“O.K., maybe this trend isn’t big enough to lift the entire city, but it’s something.” The New York Times suggests bowling as a recession funtime activity.
And it’s glamorous too! While old-school alleys around town are closing, jacked-up, full-bar venues like Bowlmor and Williamsburg’s Gutter Bar bring in trend-conscious crowds, and Strike Holdings, which owns Bowlmor, has a ten-pin pleasure palace planned for Times Square with “themed” areas, such as a “Chinatown section” which “will feature a gong to bang when you get a strike.”
And to think, less than five years ago Bowlmor was at the center of a terrorism controversy.
Lest you worry about grotty old Ralph Kramden types lowering the tone, the Times assures you that “the upscale alleys typically shun leagues.

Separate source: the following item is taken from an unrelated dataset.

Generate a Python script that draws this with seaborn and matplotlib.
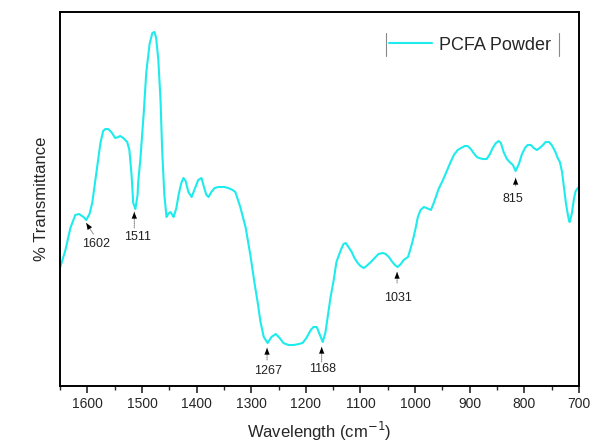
import matplotlib
matplotlib.use("Agg")
import matplotlib.pyplot as plt
import seaborn as sns
import pandas as pd
from matplotlib.lines import Line2D

# ---- data (wavenumber in cm^-1, transmittance in arbitrary units) ----
wavenumber = [1650, 1640, 1631, 1622, 1615, 1607, 1602, 1596, 1591, 1584,
              1576, 1571, 1567, 1562, 1556, 1549, 1543, 1540, 1534, 1527,
              1523, 1519, 1516, 1512, 1508, 1507, 1503, 1497, 1492, 1486,
              1481, 1477, 1474, 1470, 1466, 1463, 1459, 1455, 1452, 1448,
              1444, 1442, 1437, 1433, 1428, 1424, 1420, 1415, 1409, 1404,
              1397, 1391, 1386, 1382, 1378, 1373, 1367, 1360, 1349, 1342,
              1334, 1329, 1320, 1310, 1301, 1294, 1288, 1283, 1277, 1270,
              1263, 1255, 1248, 1241, 1232, 1222, 1213, 1206, 1199, 1191,
              1186, 1180, 1175, 1169, 1164, 1160, 1155, 1149, 1144, 1136,
              1131, 1127, 1122, 1116, 1111, 1105, 1100, 1094, 1089, 1081,
              1074, 1067, 1059, 1054, 1048, 1043, 1037, 1032, 1026, 1021,
              1013, 1008, 1004, 999, 995, 990, 984, 979, 971, 966,
              962, 957, 949, 942, 935, 929, 922, 916, 909, 904,
              898, 893, 887, 883, 876, 869, 863, 858, 852, 847,
              843, 838, 832, 827, 821, 816, 810, 805, 799, 794,
              788, 783, 777, 772, 766, 761, 755, 750, 744, 739,
              735, 731, 728, 724, 720, 718, 717, 713, 709, 706,
              702, 700]
transmittance = [118, 136, 158, 171, 172, 169, 166, 172, 183, 211,
                 243, 255, 257, 257, 254, 248, 249, 250, 248, 244,
                 236, 211, 183, 177, 191, 203, 226, 271, 314, 342,
                 353, 354, 348, 326, 286, 236, 191, 169, 172, 174,
                 171, 169, 178, 191, 203, 208, 205, 194, 189, 196,
                 206, 208, 198, 191, 189, 194, 198, 199, 199, 198,
                 196, 194, 179, 158, 129, 103, 83, 64, 49, 43,
                 49, 52, 48, 43, 41, 41, 42, 43, 48, 56,
                 59, 59, 52, 44, 54, 69, 88, 106, 124, 136,
                 142, 143, 139, 134, 128, 123, 120, 118, 120, 124,
                 128, 132, 133, 132, 129, 125, 121, 119, 122, 126,
                 129, 138, 146, 158, 169, 176, 179, 178, 176, 183,
                 189, 197, 206, 215, 224, 231, 236, 238, 240, 240,
                 237, 233, 229, 228, 227, 227, 232, 238, 243, 245,
                 243, 234, 227, 224, 221, 215, 222, 231, 238, 241,
                 241, 238, 236, 238, 241, 244, 244, 241, 235, 228,
                 224, 214, 201, 183, 170, 165, 164, 173, 188, 195,
                 198, 198]

peak_labels = ["1602", "1511", "1267", "1168", "1031", "815"]
arrow_head_wn = [1602, 1514, 1271, 1171, 1033, 816]
arrow_tail_wn = [1589, 1514, 1271, 1171, 1033, 816]
arrow_head_t = [163, 174, 38, 39, 114, 208]
arrow_tail_t = [152, 158, 26, 24, 103, 200]
label_wn = [1584, 1508, 1270, 1169, 1032, 821]
label_t = [142, 149, 15, 17, 88, 187]

series_name = "PCFA Powder"

df = pd.DataFrame({"Wavenumber": wavenumber, "T": transmittance, "Sample": series_name})

sns.set_style("white")
plt.rcParams["font.family"] = ["Liberation Sans", "DejaVu Sans"]

fig = plt.figure(figsize=(5.95, 4.44), dpi=100)
ax = fig.add_axes([60 / 595, 1 - 386 / 444, 519 / 595, 374 / 444])

sns.lineplot(data=df, x="Wavenumber", y="T", hue="Sample", palette=["#1EEBEB"],
             linewidth=1.5, ax=ax, sort=False, estimator=None)

ax.set_xlim(1650, 700)
ax.set_ylim(0, 374)
ax.set_xticks([1600, 1500, 1400, 1300, 1200, 1100, 1000, 900, 800, 700])
ax.set_xticks([1650, 1550, 1450, 1350, 1250, 1150, 1050, 950, 850, 750], minor=True)
ax.set_yticks([])
ax.tick_params(axis="x", which="major", direction="out", length=5, width=1.2,
               labelsize=10, bottom=True, pad=3)
ax.tick_params(axis="x", which="minor", direction="out", length=3, width=1.0, bottom=True)
for s in ax.spines.values():
    s.set_linewidth(1.4)
    s.set_color("black")

ax.set_xlabel("Wavelength (cm$^{-1}$)", fontsize=12, labelpad=6)
ax.set_ylabel("% Transmittance", fontsize=12, labelpad=8)

for lab, hx, tx, hy, ty, lx, ly in zip(peak_labels, arrow_head_wn, arrow_tail_wn,
                                       arrow_head_t, arrow_tail_t, label_wn, label_t):
    # dotted shaft
    ax.annotate("", xy=(hx, hy), xytext=(tx, ty),
                arrowprops=dict(arrowstyle="-", color="#808080", lw=0.7,
                                linestyle=(0, (1, 1)), shrinkA=0, shrinkB=0))
    # solid black head
    ax.annotate("", xy=(hx, hy), xytext=(tx, ty),
                arrowprops=dict(arrowstyle="-|>,head_length=0.4,head_width=0.16",
                                color="black", lw=0.0, shrinkA=0, shrinkB=0,
                                mutation_scale=12))
    ax.text(lx, ly, lab, fontsize=9, ha="center", va="center", color="#222222")

leg = ax.legend(loc="center left", bbox_to_anchor=((389 - 60) / 519, 1 - (45 - 12) / 374),
                frameon=False, fontsize=13, handlelength=2.4, handletextpad=0.35,
                borderpad=0, borderaxespad=0)

for xp in (386, 559):
    fig.add_artist(Line2D([xp / 595, xp / 595], [1 - 33 / 444, 1 - 56 / 444],
                          color="#888888", lw=0.8))

fig.savefig("out.png", dpi=100)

They don’t want guys who show up with bowling outfits and excessive stomachs and their own equipment and want to pay $1.95 a game.” They want people who will order Leisure Time’s “signature drink… the beer tower, a tube that holds 11 pints of beer,” and maybe some filet mignon.
If you’re not up to that, you can still get the retro experience in Queens, where amid the “scuffed linoleum” graybeards complain that “disco bowling” is for “the younger generation that wants instant gratification.”
So, see — something for everyone, trendoids and old grouches alike. And we needn’t worry about the game fading when the next big thing (like maybe archery) comes in — the Bowling Centers USA (“America’s bowling Alley Directory”) lists thousands of lanes, with New York State the nation’s leader with 410 centers. The industry recently raised more than $1 million for a new International Bowling Museum and Hall of Fame which opens this month in Arlington, Texas.